### Supplied material

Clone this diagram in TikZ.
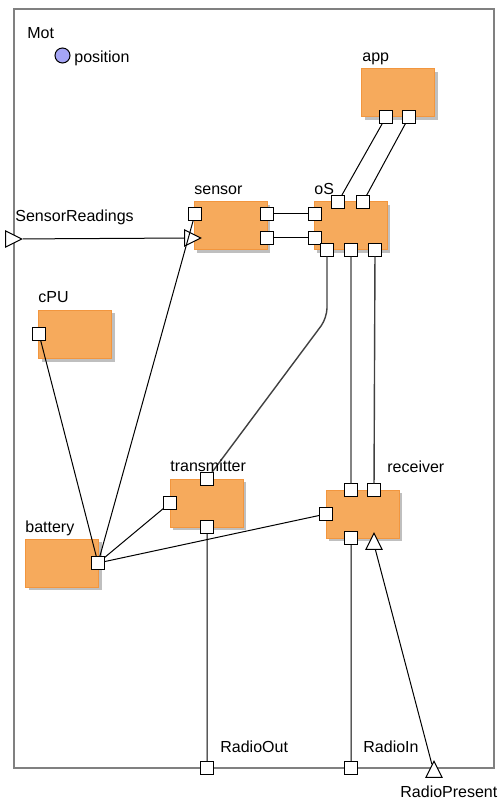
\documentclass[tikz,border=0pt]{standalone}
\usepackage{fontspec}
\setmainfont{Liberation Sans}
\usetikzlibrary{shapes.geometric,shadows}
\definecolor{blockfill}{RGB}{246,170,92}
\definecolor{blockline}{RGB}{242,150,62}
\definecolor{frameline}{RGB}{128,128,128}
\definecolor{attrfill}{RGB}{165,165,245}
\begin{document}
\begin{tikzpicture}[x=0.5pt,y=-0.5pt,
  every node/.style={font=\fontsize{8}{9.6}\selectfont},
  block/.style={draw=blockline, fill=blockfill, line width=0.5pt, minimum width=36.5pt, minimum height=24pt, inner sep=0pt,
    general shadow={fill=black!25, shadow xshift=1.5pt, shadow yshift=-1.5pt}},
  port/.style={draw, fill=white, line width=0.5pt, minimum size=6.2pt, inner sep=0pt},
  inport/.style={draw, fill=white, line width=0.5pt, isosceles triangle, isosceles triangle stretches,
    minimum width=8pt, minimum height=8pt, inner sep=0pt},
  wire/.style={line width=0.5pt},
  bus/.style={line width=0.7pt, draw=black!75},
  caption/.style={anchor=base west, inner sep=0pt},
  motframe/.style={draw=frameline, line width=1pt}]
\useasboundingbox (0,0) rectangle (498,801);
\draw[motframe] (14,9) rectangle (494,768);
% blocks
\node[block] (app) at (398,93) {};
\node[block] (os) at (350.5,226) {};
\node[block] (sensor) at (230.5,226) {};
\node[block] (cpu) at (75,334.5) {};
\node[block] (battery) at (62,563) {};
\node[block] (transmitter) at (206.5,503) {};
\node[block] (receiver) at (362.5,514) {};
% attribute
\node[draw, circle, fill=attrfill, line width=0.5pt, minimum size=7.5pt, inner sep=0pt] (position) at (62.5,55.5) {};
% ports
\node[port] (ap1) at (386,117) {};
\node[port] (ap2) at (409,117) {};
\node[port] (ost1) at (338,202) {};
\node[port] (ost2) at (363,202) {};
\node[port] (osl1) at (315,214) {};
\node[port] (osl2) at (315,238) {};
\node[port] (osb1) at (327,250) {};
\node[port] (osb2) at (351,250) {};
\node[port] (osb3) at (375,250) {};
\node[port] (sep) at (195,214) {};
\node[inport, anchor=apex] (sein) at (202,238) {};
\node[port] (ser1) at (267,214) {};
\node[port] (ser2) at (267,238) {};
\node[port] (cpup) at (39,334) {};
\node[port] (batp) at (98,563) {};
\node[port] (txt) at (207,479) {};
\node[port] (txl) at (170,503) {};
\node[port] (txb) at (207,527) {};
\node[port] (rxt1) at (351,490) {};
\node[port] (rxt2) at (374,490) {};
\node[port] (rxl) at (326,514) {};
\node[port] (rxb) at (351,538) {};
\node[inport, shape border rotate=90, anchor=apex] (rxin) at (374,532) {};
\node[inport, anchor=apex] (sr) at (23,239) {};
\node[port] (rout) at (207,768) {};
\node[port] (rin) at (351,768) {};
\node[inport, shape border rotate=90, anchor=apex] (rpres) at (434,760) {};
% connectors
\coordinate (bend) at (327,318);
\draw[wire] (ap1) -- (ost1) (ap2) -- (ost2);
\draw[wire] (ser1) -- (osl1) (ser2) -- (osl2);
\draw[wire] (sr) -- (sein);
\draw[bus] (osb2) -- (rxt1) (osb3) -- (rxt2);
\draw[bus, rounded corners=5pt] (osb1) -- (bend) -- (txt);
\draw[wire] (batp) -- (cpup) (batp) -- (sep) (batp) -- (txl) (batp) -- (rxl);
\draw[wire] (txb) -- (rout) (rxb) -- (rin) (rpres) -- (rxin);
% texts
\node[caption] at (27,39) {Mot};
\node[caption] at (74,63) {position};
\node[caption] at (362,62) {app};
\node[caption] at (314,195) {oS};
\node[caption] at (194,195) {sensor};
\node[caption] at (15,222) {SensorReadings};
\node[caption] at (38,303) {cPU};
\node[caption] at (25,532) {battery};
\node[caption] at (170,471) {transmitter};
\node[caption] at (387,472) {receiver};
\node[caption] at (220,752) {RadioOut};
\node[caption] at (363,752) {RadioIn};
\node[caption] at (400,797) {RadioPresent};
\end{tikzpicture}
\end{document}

### Exercise requirements
Write out the full set of lines verbatim, without the pictures.

### Right answer
Clone this diagram in TikZ.
\documentclass[tikz,border=0pt]{standalone}
\usepackage{fontspec}
\setmainfont{Liberation Sans}
\usetikzlibrary{shapes.geometric,shadows}
\definecolor{blockfill}{RGB}{246,170,92}
\definecolor{blockline}{RGB}{242,150,62}
\definecolor{frameline}{RGB}{128,128,128}
\definecolor{attrfill}{RGB}{165,165,245}
\begin{document}
\begin{tikzpicture}[x=0.5pt,y=-0.5pt,
  every node/.style={font=\fontsize{8}{9.6}\selectfont},
  block/.style={draw=blockline, fill=blockfill, line width=0.5pt, minimum width=36.5pt, minimum height=24pt, inner sep=0pt,
    general shadow={fill=black!25, shadow xshift=1.5pt, shadow yshift=-1.5pt}},
  port/.style={draw, fill=white, line width=0.5pt, minimum size=6.2pt, inner sep=0pt},
  inport/.style={draw, fill=white, line width=0.5pt, isosceles triangle, isosceles triangle stretches,
    minimum width=8pt, minimum height=8pt, inner sep=0pt},
  wire/.style={line width=0.5pt},
  bus/.style={line width=0.7pt, draw=black!75},
  caption/.style={anchor=base west, inner sep=0pt},
  motframe/.style={draw=frameline, line width=1pt}]
\useasboundingbox (0,0) rectangle (498,801);
\draw[motframe] (14,9) rectangle (494,768);
% blocks
\node[block] (app) at (398,93) {};
\node[block] (os) at (350.5,226) {};
\node[block] (sensor) at (230.5,226) {};
\node[block] (cpu) at (75,334.5) {};
\node[block] (battery) at (62,563) {};
\node[block] (transmitter) at (206.5,503) {};
\node[block] (receiver) at (362.5,514) {};
% attribute
\node[draw, circle, fill=attrfill, line width=0.5pt, minimum size=7.5pt, inner sep=0pt] (position) at (62.5,55.5) {};
% ports
\node[port] (ap1) at (386,117) {};
\node[port] (ap2) at (409,117) {};
\node[port] (ost1) at (338,202) {};
\node[port] (ost2) at (363,202) {};
\node[port] (osl1) at (315,214) {};
\node[port] (osl2) at (315,238) {};
\node[port] (osb1) at (327,250) {};
\node[port] (osb2) at (351,250) {};
\node[port] (osb3) at (375,250) {};
\node[port] (sep) at (195,214) {};
\node[inport, anchor=apex] (sein) at (202,238) {};
\node[port] (ser1) at (267,214) {};
\node[port] (ser2) at (267,238) {};
\node[port] (cpup) at (39,334) {};
\node[port] (batp) at (98,563) {};
\node[port] (txt) at (207,479) {};
\node[port] (txl) at (170,503) {};
\node[port] (txb) at (207,527) {};
\node[port] (rxt1) at (351,490) {};
\node[port] (rxt2) at (374,490) {};
\node[port] (rxl) at (326,514) {};
\node[port] (rxb) at (351,538) {};
\node[inport, shape border rotate=90, anchor=apex] (rxin) at (374,532) {};
\node[inport, anchor=apex] (sr) at (23,239) {};
\node[port] (rout) at (207,768) {};
\node[port] (rin) at (351,768) {};
\node[inport, shape border rotate=90, anchor=apex] (rpres) at (434,760) {};
% connectors
\coordinate (bend) at (327,318);
\draw[wire] (ap1) -- (ost1) (ap2) -- (ost2);
\draw[wire] (ser1) -- (osl1) (ser2) -- (osl2);
\draw[wire] (sr) -- (sein);
\draw[bus] (osb2) -- (rxt1) (osb3) -- (rxt2);
\draw[bus, rounded corners=5pt] (osb1) -- (bend) -- (txt);
\draw[wire] (batp) -- (cpup) (batp) -- (sep) (batp) -- (txl) (batp) -- (rxl);
\draw[wire] (txb) -- (rout) (rxb) -- (rin) (rpres) -- (rxin);
% texts
\node[caption] at (27,39) {Mot};
\node[caption] at (74,63) {position};
\node[caption] at (362,62) {app};
\node[caption] at (314,195) {oS};
\node[caption] at (194,195) {sensor};
\node[caption] at (15,222) {SensorReadings};
\node[caption] at (38,303) {cPU};
\node[caption] at (25,532) {battery};
\node[caption] at (170,471) {transmitter};
\node[caption] at (387,472) {receiver};
\node[caption] at (220,752) {RadioOut};
\node[caption] at (363,752) {RadioIn};
\node[caption] at (400,797) {RadioPresent};
\end{tikzpicture}
\end{document}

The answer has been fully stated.